Yesterday I drove to Runavík and bought myself a new thermometer. It has a remote sensor that you can put outside, as well as an indoor sensor. I put the outdoor sensor in my mailbox by the front door. A new storm came up last night, and we have had snow and wind. It has been below freezing inside my mailbox all day.
Today is the last day of school before the Christmas break, when the schools close for two weeks.
Once in a while, I completely miss some important information because I don’t understand the language. Tonight I went to choir rehearsal at 6:30 and found the rest of the choir in black concert dress. The date of our concert was changed from Thursday to Tuesday, and somehow I missed getting that information. I quickly drove home and changed out of my grubby clothes into something nicer. If you were planning to go to the concert on Thursday, don’t bother. You missed it. Three groups performed in the Fuglafjørður church tonight, the Gøta/Leirvík choir, the Fuglafjørður choir, and the Fuglafjørður brass band. It was interesting to note that, as a foreigner from America, I was related to about fifteen people in the three groups.

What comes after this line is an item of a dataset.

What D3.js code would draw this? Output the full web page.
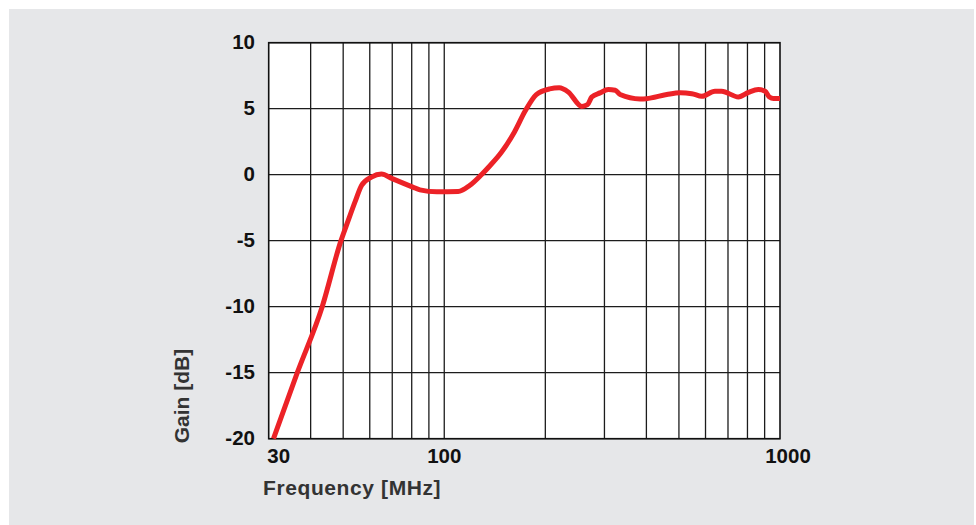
<!DOCTYPE html>
<html>
<head>
<meta charset="utf-8">
<script src="https://cdn.jsdelivr.net/npm/d3@7"></script>
<style>
  html, body { margin: 0; padding: 0; background: #fff; }
  svg { display: block; }
  .tick-label { font-family: "Liberation Sans", Arial, sans-serif; font-weight: bold; font-size: 20.5px; fill: #111; }
  .axis-title { font-family: "Liberation Sans", Arial, sans-serif; font-weight: bold; font-size: 21px; fill: #333; }
</style>
</head>
<body>
<svg id="chart"></svg>
<script>
// Data (frequency in MHz, gain in dB)
const freqs = [31, 36.5, 43.3, 49.2, 51.7, 54.4, 56.7, 60.7, 65, 70, 80.6, 84.6, 95, 110, 119, 129, 137,
  148, 162, 174, 188, 206, 220, 234, 257, 267, 275, 291, 308, 323, 334, 383, 400, 460, 504, 546, 585, 640, 670,
  752, 806, 862, 903, 930, 957, 1000];
const gains = [-20, -15, -10, -5.03, -3.5, -1.97, -0.82, -0.18, 0.05, -0.3, -0.94, -1.15, -1.3, -1.28, -0.82, 0, 0.7,
  1.7, 3.26, 4.8, 6.07, 6.5, 6.58, 6.27, 5.17, 5.3, 5.88, 6.2, 6.45, 6.4, 6.07, 5.74, 5.76, 6.07, 6.2, 6.14, 5.94, 6.32, 6.32,
  5.89, 6.24, 6.45, 6.32, 5.89, 5.78, 5.78];
const gridFreqs = [40, 50, 60, 70, 80, 90, 100, 200, 300, 400, 500, 600, 700, 800, 900];
const xTickLabels = [30, 100, 1000];
const yTicks = [10, 5, 0, -5, -10, -15, -20];

const W = 976, H = 525;
const plot = { left: 268.7, right: 780, top: 42.7, bottom: 438.7 };

const svg = d3.select("#chart").attr("width", W).attr("height", H);

// Background panel
svg.append("rect").attr("x", 9).attr("y", 9).attr("width", W - 11).attr("height", H - 9).attr("fill", "#e6e7e9");
svg.append("rect")
  .attr("x", plot.left).attr("y", plot.top)
  .attr("width", plot.right - plot.left).attr("height", plot.bottom - plot.top)
  .attr("fill", "#fff");

const x = d3.scaleLog().domain([30, 1000]).range([plot.left, plot.right]);
const y = d3.scaleLinear().domain([-20, 10]).range([plot.bottom, plot.top]);

// Grid
const grid = svg.append("g").attr("stroke", "#1c1c1c").attr("stroke-width", 1.3);
grid.selectAll("line.v").data(gridFreqs).enter().append("line")
  .attr("x1", d => x(d)).attr("x2", d => x(d))
  .attr("y1", plot.top).attr("y2", plot.bottom);
grid.selectAll("line.h").data(yTicks).enter().append("line")
  .attr("x1", plot.left).attr("x2", plot.right)
  .attr("y1", d => y(d)).attr("y2", d => y(d));

// Frame
svg.append("rect")
  .attr("x", plot.left).attr("y", plot.top)
  .attr("width", plot.right - plot.left).attr("height", plot.bottom - plot.top)
  .attr("fill", "none").attr("stroke", "#111").attr("stroke-width", 1.6);

// Curve
const data = freqs.map((f, i) => ({ f, g: gains[i] }));
svg.append("path")
  .datum(data)
  .attr("fill", "none")
  .attr("stroke", "#ec2227")
  .attr("stroke-width", 5)
  .attr("stroke-linejoin", "round")
  .attr("stroke-linecap", "butt")
  .attr("d", d3.line().x(d => x(d.f)).y(d => y(d.g)).curve(d3.curveMonotoneX));

// Y tick labels
svg.selectAll("text.ytick").data(yTicks).enter().append("text")
  .attr("class", "tick-label")
  .attr("x", 255).attr("y", d => y(d) - 1)
  .attr("text-anchor", "end")
  .attr("dominant-baseline", "central")
  .text(d => d);

// X tick labels (30 and 1000 sit a little right of their gridline in the original)
const xShift = d => d === 30 ? 10 : d === 1000 ? 8 : 0;
svg.selectAll("text.xtick").data(xTickLabels).enter().append("text")
  .attr("class", "tick-label")
  .attr("x", d => x(d) + xShift(d)).attr("y", 463)
  .attr("text-anchor", "middle")
  .text(d => d);

// Axis titles
svg.append("text").attr("class", "axis-title")
  .attr("x", 263).attr("y", 495)
  .attr("letter-spacing", "0.6px")
  .text("Frequency [MHz]");

svg.append("text").attr("class", "axis-title")
  .attr("transform", "translate(189,396) rotate(-90)")
  .attr("text-anchor", "middle")
  .text("Gain [dB]");
</script>
</body>
</html>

This was a busy weekend with choir concerts in three different cities. I have been rehearsing with the Gøta/Leirvík choir once a week for the past couple of months. We joined with two other choirs, one from Vestmanna and one from Tórshavn, for joint concerts in the three cities, accompanied by the orchestra from the Tórshavn High School Music School. Each choir performed two of their own numbers, then the combined choirs with the orchestra performed the rest of the program. Part of the music was in English and part was in Faroese. There are several Christmas carols that are going through my head in Faroese now, such as “Hoyr Guðs Einglar Syngja Hátt” (Hark the Herald Angels Sing). It was a special treat to have Eivør Pálsdóttir join us for several numbers, and I saw quite a few people wipe tears from their eyes following her new song Jólanátt (Christmas Night). I was also very impressed with the performance of the school orchestra, woodwinds and brass, with students as young as 11 or 12 up through high school, with a few adult volunteers joining them.
It is an hour’s drive to Vestmanna and an hour’s drive to Tórshavn, so an important part of a concert like these is the coffee, either before or after the performance (or both). Each choir hosted a meal or refreshments of some kind after the concert. I couldn’t take pictures of the performances, since I was in them, but I did get a few pictures of the refreshments. It was an especially long trip returning from Vestmanna, because of road construction on the tunnel. There is a bridge joining the two islands of Eysturoy (where I live) and Streymoy (where Vestmanna and Tórshavn are located). A short distance up the hill from the bridge is a tunnel that provides access to most of Eysturoy – the central and southern parts. The tunnel is closed 5 nights a week, beginning at 8 p.m., for construction and repairs. It opens briefly to let traffic through at 10 p.m. and 12 a.m. (and some time later, but I don’t have personal experience). When we got to the tunnel at about 11:30 p.m., the cars in front of us and the cars behind us all belonged to people from our choir, waiting to get through the tunnel to go home. There is a long alternate route to drive north through winding mountainous passes, but we decided not to do it in winter weather. The Gøta/Leirvík choir has one more concert on Thursday, when we will have a joint concert in the Fuglafjørður church with the Fuglafjørður brass band.
I have really enjoyed singing in the choir. It is amazing to me how universal the music is and how easily the language barrier is crossed with music.
There are quite a few salmon fisheries at the southern end of the Fuglafjørður bay. During the day I see a small boat going back and forth almost constantly between the fisheries and the small dock near my house. My guess is that they are monitoring the feeding of the salmon.
Thursday morning there was a bit on sun on the mountains, so here are some more sunrise pictures. I have to be quick in taking these pictures, because there isn’t much time between sunrise and sunset these days.
A new stone wall is in the process of being built just up the street from my house. A man from Vestmanna is building it, and he has been working on it for several months. Today a dump truck was putting rocks between the wall and the hill behind it.
This afternoon I noticed some blue sky, so I quickly got out my camera. The pictures that look like sunset were taken at about 2:00 p.m.